- Market cap is sort of a misleading stat. Microsoft's market cap is ~1.75 trillion, but it's p/e ratio is 34. So if they stopped reinvesting in their business, I'd be making 3% yearly on that investment with a hedge against inflation since they can just raise prices. A lot more goes into their valuation than that, but my point is that even if you are a huge skeptic of Microsoft's current valuation, the company is still worth a ton of money. I don't have a number, but I'd imagine that at $500 billion, pretty much every investor on the planet would think that Microsoft is a crazy steal. On the other hand, bitcoin's value is based on perception of its value and nothing else.

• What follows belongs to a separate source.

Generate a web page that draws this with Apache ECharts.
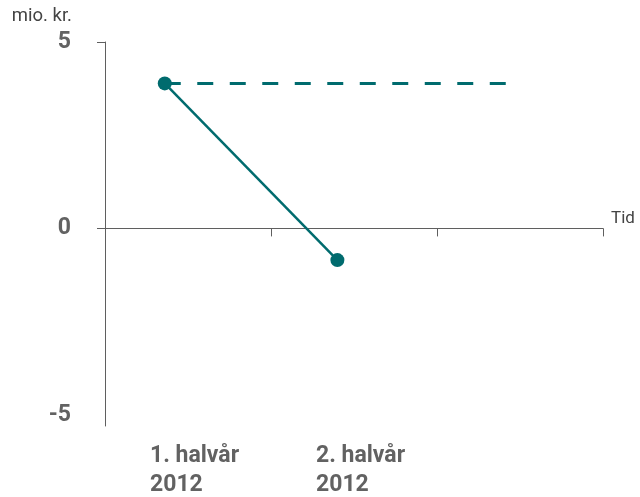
<!DOCTYPE html>
<html>
<head>
<meta charset="utf-8">
<script src="https://cdn.jsdelivr.net/npm/echarts@6/dist/echarts.min.js"></script>
<style>html,body{margin:0;padding:0;background:#fff;}#c{width:640px;height:497px;}</style>
</head>
<body>
<div id="c"></div>
<script>
// Data
const categories = ['1. halvår\n2012', '2. halvår\n2012', '', ''];
const pointX = [0.36, 1.40];
const pointY = [3.89, -0.85];
const forecastEndX = 2.42;
const yLabelValues = [-5, 0, 5];
const yTickValues = [0, 5];

const teal = '#006b6e';
const axisGray = '#5f5f5f';
const textGray = '#626262';

const solidData = pointX.map((x, i) => [x, pointY[i]]);
const dashedData = [[pointX[0], pointY[0]], [forecastEndX, pointY[0]]];

const chart = echarts.init(document.getElementById('c'), null, {renderer: 'canvas'});
chart.setOption({
  animation: false,
  grid: {left: 105, top: 42, right: 37, bottom: 71, containLabel: false, outerBoundsMode: 'none'},
  xAxis: [
    {
      type: 'value', min: 0, max: 3, interval: 1,
      axisLine: {show: true, onZero: true, lineStyle: {color: axisGray, width: 1}},
      axisTick: {show: true, inside: false, length: 8, lineStyle: {color: axisGray}},
      axisLabel: {show: false},
      splitLine: {show: false},
      name: 'Tid', nameLocation: 'end', nameGap: 8,
      nameTextStyle: {fontFamily: 'Roboto', fontSize: 17, color: '#444', verticalAlign: 'bottom', lineHeight: 20}
    },
    {
      type: 'category', data: categories, boundaryGap: false, position: 'bottom',
      axisLine: {show: false, onZero: false}, axisTick: {show: false},
      axisLabel: {
        show: true, interval: 0, align: 'left', margin: 16,
        padding: [0, 0, 0, 45],
        fontFamily: 'Roboto', fontWeight: 'bold', fontSize: 23, lineHeight: 29, color: textGray
      },
      splitLine: {show: false}
    }
  ],
  yAxis: {
    type: 'value', min: -5.3, max: 5,
    axisLine: {show: true, lineStyle: {color: axisGray, width: 1}},
    axisTick: {show: true, length: 8, customValues: yTickValues, lineStyle: {color: axisGray}},
    axisLabel: {show: true, customValues: yLabelValues, margin: 34,
      fontFamily: 'Roboto', fontWeight: 'bold', fontSize: 23, color: textGray},
    splitLine: {show: false},
    name: 'mio. kr.', nameLocation: 'end', nameGap: 16,
    nameTextStyle: {fontFamily: 'Roboto', fontSize: 18.5, color: '#444', align: 'right', padding: [0, 33, 0, 0]}
  },
  series: [
    {
      type: 'line', xAxisIndex: 0, data: dashedData,
      showSymbol: false, symbol: 'none',
      lineStyle: {color: teal, width: 3, type: [16, 16.5]}, z: 2
    },
    {
      type: 'line', xAxisIndex: 0, data: solidData,
      symbol: 'circle', symbolSize: 14, showSymbol: true,
      itemStyle: {color: teal},
      lineStyle: {color: teal, width: 2.5}, z: 3
    }
  ]
});
</script>
</body>
</html>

The fact that some people are willing to buy in at $50k doesn't mean that every investor on the planet would think that bitcoin is a steal at 10k. There'd still be plenty of people who consider that price to be way to high as well. Since market cap is determined entirely by people willing to pay the most, it's hard to say what market cap means for something like bitcoin.
- I agree that there comes a point in time where even a skeptic has to give in. BTC really started to explode about 3 years ago. For me, that's just not enough time. Subjectively, after 10 years at reasonably high values, I'd probably have to reconsider, assuming it gets less volatile over time.
- The volatility is the main concern for me. Gold had a low around 100 and a high close to 200 in the past year of craziness, so it almost doubled. BTC went up about 10x from it's 2020 low to its recent high. Even Zoom and Peloton are only up ~4x from a year ago and this pandemic has fundamentally changed their businesses. I think if BTC got to a point where it didn't change more than 25% value in a year with a normal-ish economy, I'd have to reevaluate.
But Bitcoin seems to have no use case, and it takes more and more energy as the price goes up.
The higher price absent any use case or advantage seems like it only has speculative value. It could become a religious thing where it has value because people value it: a lot of gold’s value exists for this same reason.
But I’ll wait to see how things play out with Tether before thinking that is likely. They are under pretty severe reporting requirements for the next two years and if they can’t show reserves for the $30 billion they printed last year they are in trouble.
I'm overall "just fine" with Ethereum though. There's a lot of speculation going on, but it's also a rather productive idea that I hope takes off in the future.
I'm a fan of cryptocurrency in general, just not really Bitcoin.
edit: Thinking about your question though, maybe it could be interpreted as "if the market cap/price of BTC was more stable, would you like it?" and the answer to that is yes, however still I don't believe that it provides much utility compared to other cryptocurrencies.